Namun informasi terakhir, poin keberatan warga itu telah direvisi dan saat ini sedang dilakukan pembahasan antara warga yang setuju dengan yang tidak setuju serta dari Pemerintah Desa.
"Hari ini kita kumpulan untuk menentukan rapat selanjutnya, terkait revisi surat keputusan itu.

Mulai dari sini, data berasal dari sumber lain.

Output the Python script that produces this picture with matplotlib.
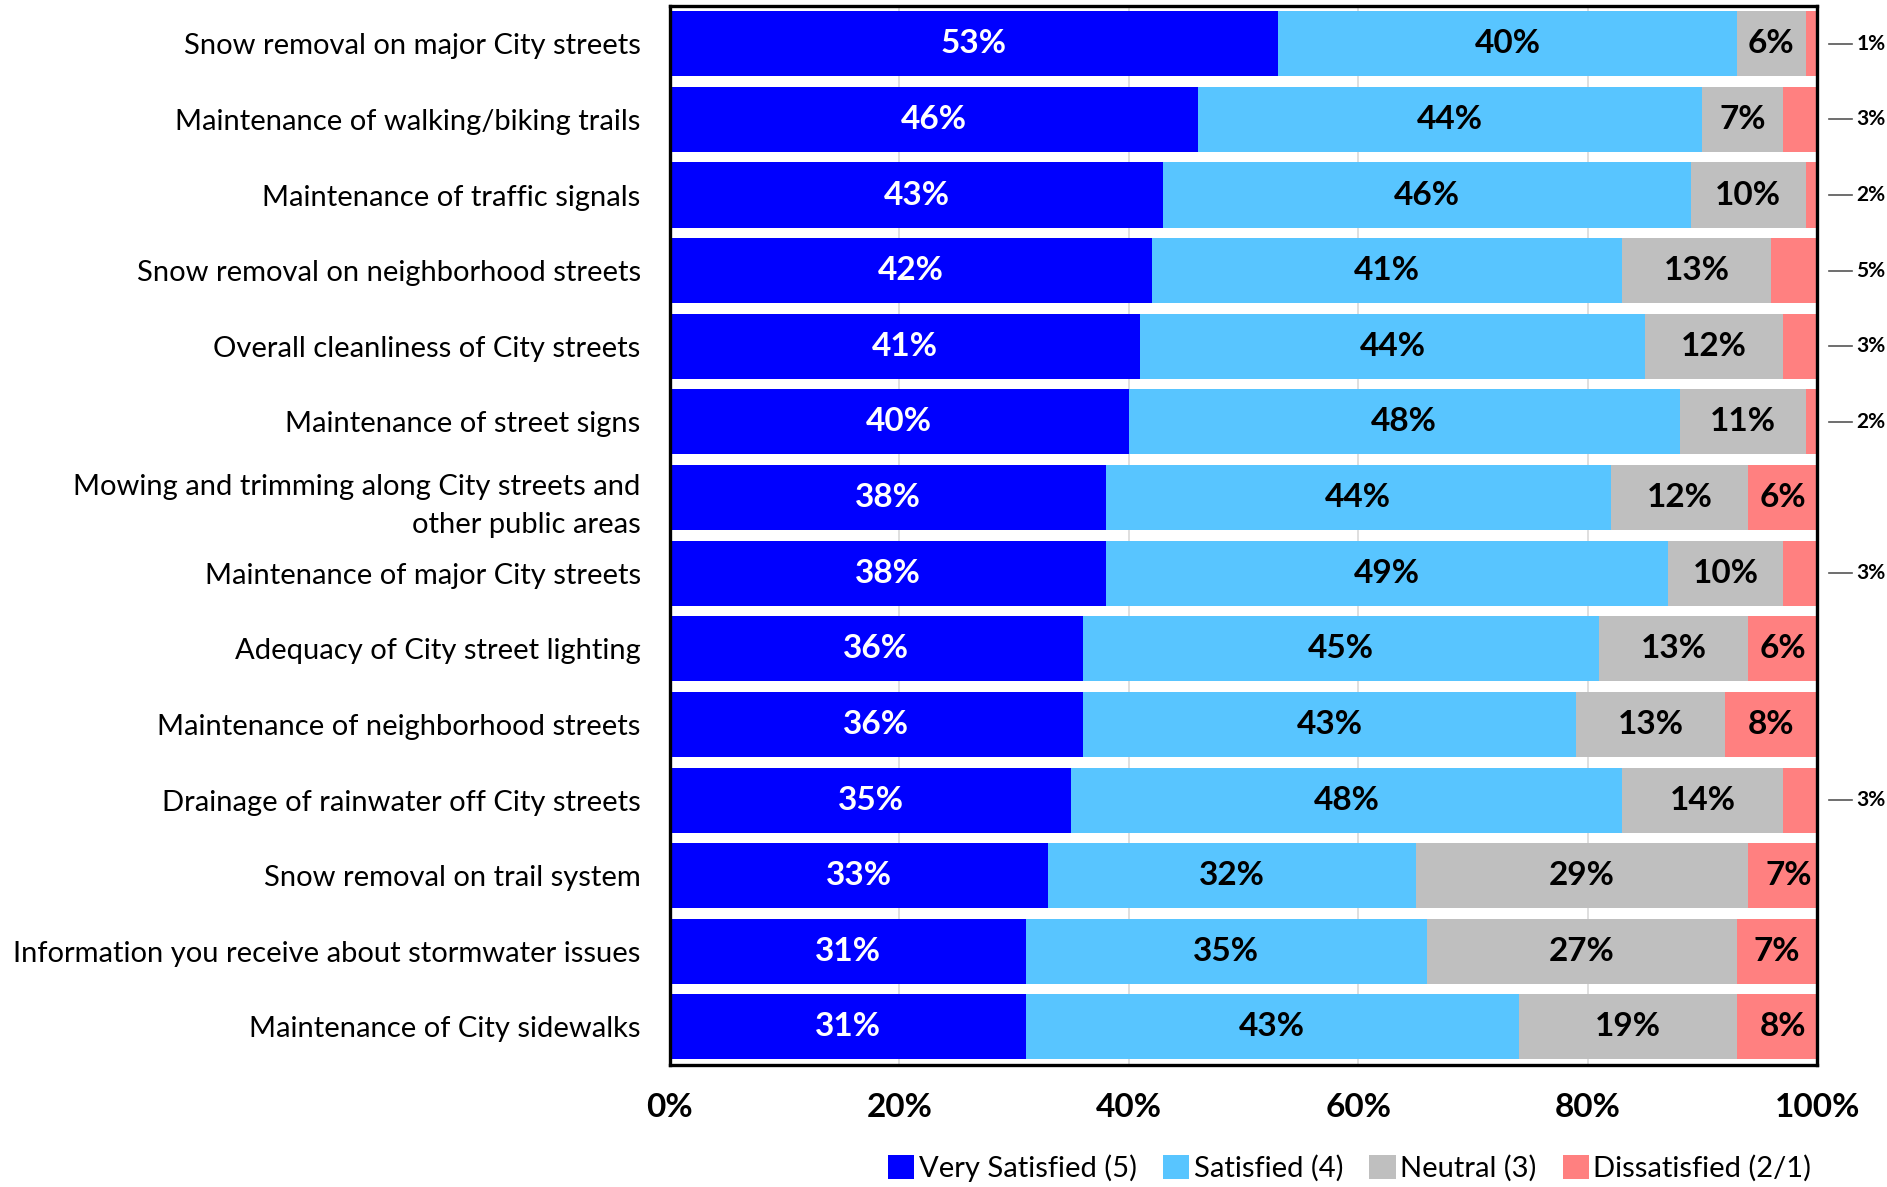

Ini kebun biasa, tindak lanjuti kita akan rapat lagi dengan desa, akan mengadakan perjanjian pernyataan yang harus disepakati itu," kata Kepala Desa Air Nyatoh, Suratno, pada Senin (27/5/2024).

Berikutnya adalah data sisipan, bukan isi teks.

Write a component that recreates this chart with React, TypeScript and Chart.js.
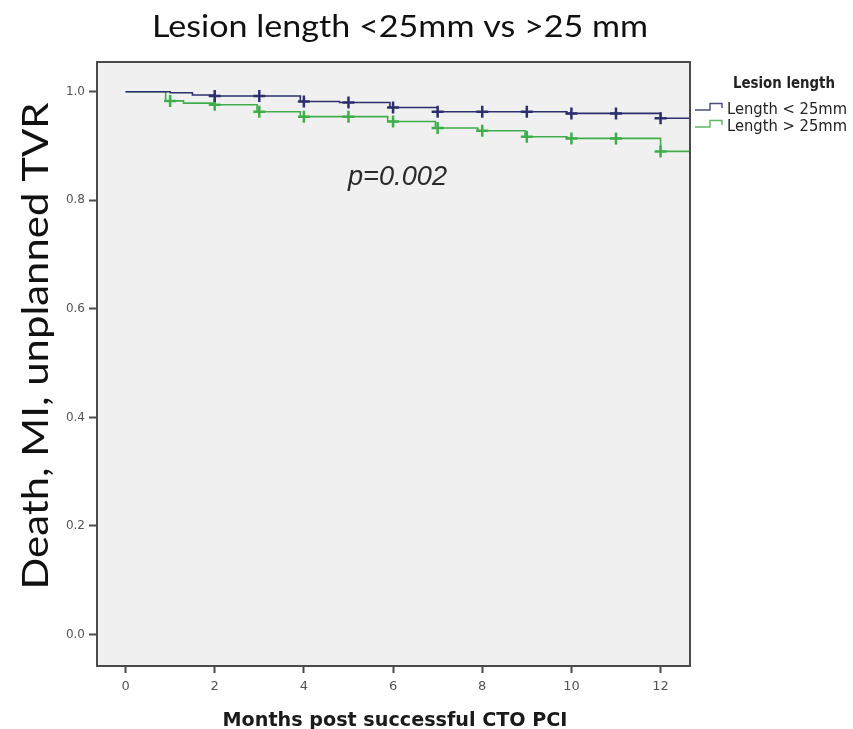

Sementara itu, salah satu perwakilan dari 30 orang yang setuju perkebunan sawit, Reza mengatakan pihaknya melibatkan pengusaha luar, karena tidak memiliki biaya berkebun secara mandiri.
"Kebun yang kita urus itu dua hektare satu orang, sedangkan yang selalu menghadang kita itu juga ada kebun, satu orangnya sampai lima hektare, kita yang di permasalahan cuma dua hektare," ucapnya, Senin (27/5/2024).
"Kita sama-sama mau bekerja dan makan, kita emang niat berkebun, bukan jual lahan, nanti kita juga yang bekerja di sana, mupuk, manen dan nanam sawit," kata Reza kepada awak media.
Reza mengatakan, untuk biaya pengolahan sawit belum diketahui membutuhkan berapa banyak, namun akan disediakan pengusaha yang nantinya akan dipotong setelah panen.
"Kita dapat modal, nanti dari hasil panen baru dipotong, sampai lunas, nantinya kembali ke kita lagi. Kalau (besaran) biaya kita belum tahu, karena belum digarap. Kalau bantuannya dapat bibit, pupuk. Kita pengen lancar tanpa ada kendala lah," ujarnya.
Sementara itu, salah satu warga yang identitasnya sengaja dirahasiakan meminta aktivitas pembukaan lahan perkebunan sawit dihentikan, sebelum ada persetujuan antara kedua belah pihak.
"Kita minta PC (ekskavator) di lahan itu, ditarik keluar dulu, sebelum ada kesepakatan yang jelas," ucapnya.